Im Ergebnis nützt es der Antragsgegnerin also nichts, dass sie sich pauschal darauf beruft, dass es sich um Vorgänge im Einfluss- und Herrschaftsbereich des Antragstellers gehandelt hat. Das ist zwar richtig, ändert aber nichts daran, dass sie das allgemeine Missbrauchsrisiko von Zahlungsinstrumenten trägt und ihr im Falle einer fehlenden Aufklärbarkeit der Vorgänge kein Schadensersatzanspruch gegen den Kunden zusteht.

Zwar arbeitet die Rechtsprechung in Fällen, in denen der tatsächliche Geschehensablauf nicht geklärt ist und auch nicht geklärt werden kann, mit Beweisregeln, dem sogenannten Anscheinsbeweis. Der Anscheinsbeweis greift bei typischen Geschehensabläufen, also in Fällen, in denen ein bestimmter Tatbestand nach der Lebenserfahrung auf eine bestimmte Ursache für den Eintritt eines bestimmten Erfolgs hinweist.

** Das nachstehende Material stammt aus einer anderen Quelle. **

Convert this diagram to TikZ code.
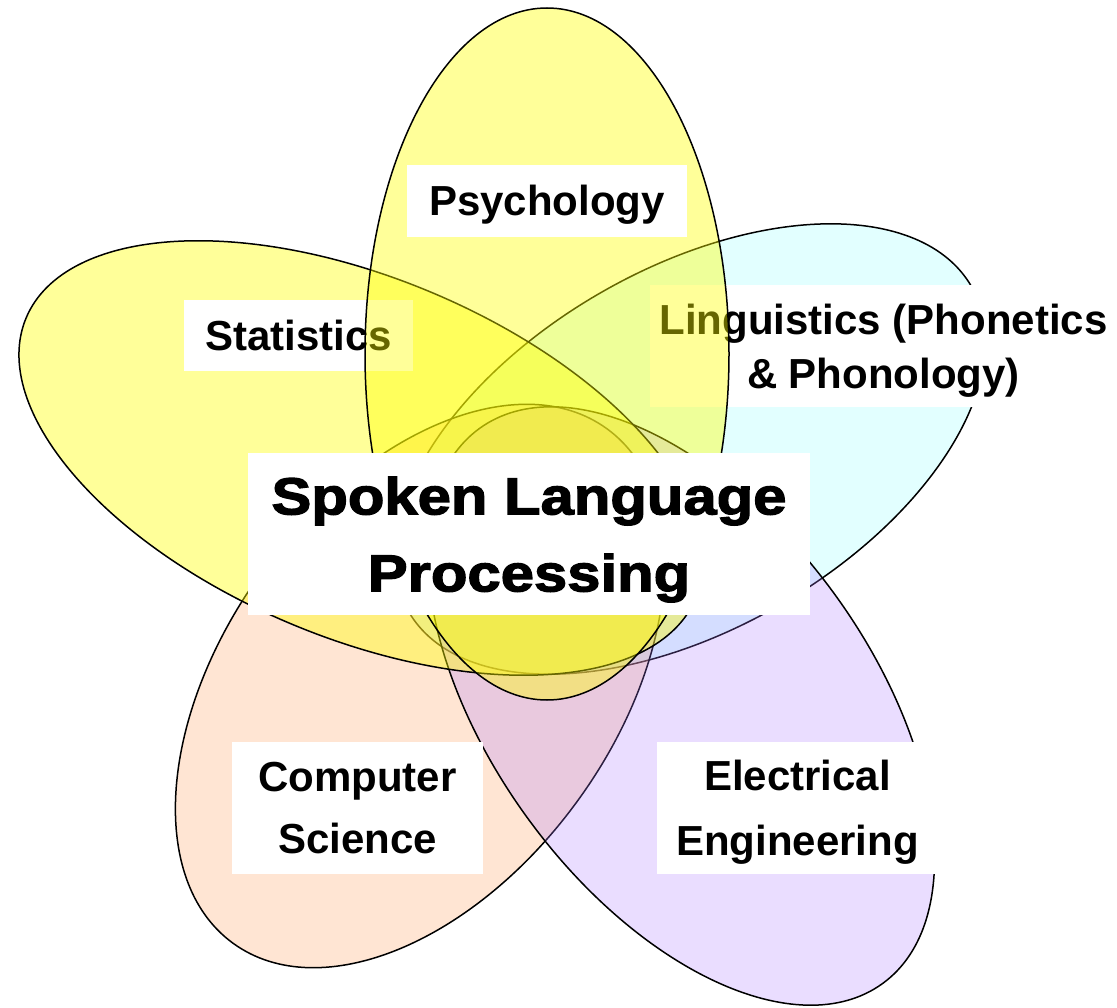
\documentclass[tikz,border=0pt]{standalone}
\usepackage{fontspec}
\setmainfont{Liberation Sans}
\newfontfamily\heavyfont{Liberation Sans Bold}[FakeStretch=1.15,FakeBold=2.5]
\definecolor{yelc}{RGB}{255,255,0}
\definecolor{lingc}{RGB}{160,255,255}
\definecolor{csc}{RGB}{255,170,110}
\definecolor{eec}{RGB}{170,120,255}
\begin{document}
\begin{tikzpicture}[x=1pt,y=1pt,
  petal/.style={draw=black, line width=1.5pt, fill=#1},
  lbl/.style={fill=white, inner sep=0pt, align=center, text=black,
    font=\bfseries\fontsize{42}{62}\selectfont},
  biglbl/.style={fill=white, inner sep=0pt, align=center, text=black,
    font=\heavyfont\fontsize{52}{77}\selectfont}]
\useasboundingbox (0,0) rectangle (1117,-1008);
% Linguistics petal
\path[petal=lingc, fill opacity=0.3, rotate around={30:(690,-449)}]
  (690,-449) ellipse [x radius=325pt, y radius=180pt];
\node[lbl, minimum width=467pt, minimum height=122pt, font=\bfseries\fontsize{42}{54}\selectfont] (ling) at (883.5,-346)
  {Linguistics (Phonetics\\\smash{\& Phonology)}};
% Computer Science petal
\path[petal=csc, fill opacity=0.3, rotate around={54:(420,-686)}]
  (420,-686) ellipse [x radius=318pt, y radius=195pt];
% Electrical Engineering petal
\path[petal=eec, fill opacity=0.25, rotate around={-54:(681,-706)}]
  (681,-706) ellipse [x radius=343pt, y radius=190pt];
\node[lbl, minimum width=251pt, minimum height=132pt] (cs) at (357.5,-808)
  {Computer\\Science};
\node[lbl, minimum width=281pt, minimum height=132pt, font=\bfseries\fontsize{42}{65}\selectfont] (ee) at (797.5,-808)
  {Electrical\\\smash{Engineering}};
% Statistics petal
\path[petal=yelc, fill opacity=0.4, rotate around={-22.7:(361,-458)}]
  (361,-458) ellipse [x radius=363pt, y radius=180pt];
\node[lbl, minimum width=229pt, minimum height=71pt, text height=30pt, text depth=0pt] (stat) at (298.5,-335.5)
  {Statistics};
% Psychology petal
\path[petal=yelc, fill opacity=0.4]
  (547,-354) ellipse [x radius=182pt, y radius=346pt];
\node[lbl, minimum width=280pt, minimum height=72pt, text height=30pt, text depth=0pt] (psy) at (547,-201)
  {Psychology};
% centre
\node[biglbl, minimum width=562pt, minimum height=162pt] (slp) at (529,-534)
  {Spoken Language\\\smash{Processing}};
\end{tikzpicture}
\end{document}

Für die hier vorliegende Problematik (die Täter haben sich Kenntnis vom Netkey und der PIN verschafft) gibt es aber keinen Anscheinsbeweis, weil es insoweit an typischen Geschehensabläufen fehlt. Es gibt eine Vielzahl von Möglichkeiten, wie sich die Täter die Kenntnis verschafft haben können, ohne dass ein fahrlässiges Verhalten des Kunden vorliegt. Unabhängig davon reicht ein fahrlässiges Verhalten hier nicht aus. Voraussetzung ist vielmehr ein grob fahrlässiges Verhalten. Hierfür lehnt der BGH einen Anscheinsbeweis wegen des insoweit zu beachtenden individuellen Einschlags generell ab.

Im Ergebnis steht damit dem Antragsteller der geltend gemachte Erstattungsanspruch zu, während ich einen Schadensersatzanspruch der Antragsgegnerin nicht feststellen kann. Zur Verhinderung einer gerichtlichen Auseinandersetzung sollte die Antragsgegnerin deshalb dem Antragsteller die verlangten 23.715,94 Euro bezahlen. Für die zusätzlich geforderten 400 Euro beziehungsweise 200 Euro sehe ich allerdings keine Grundlage. Insoweit fehlt es an ausreichend konkreten Ausführungen zu einem tatsächlich entstandenen Schaden.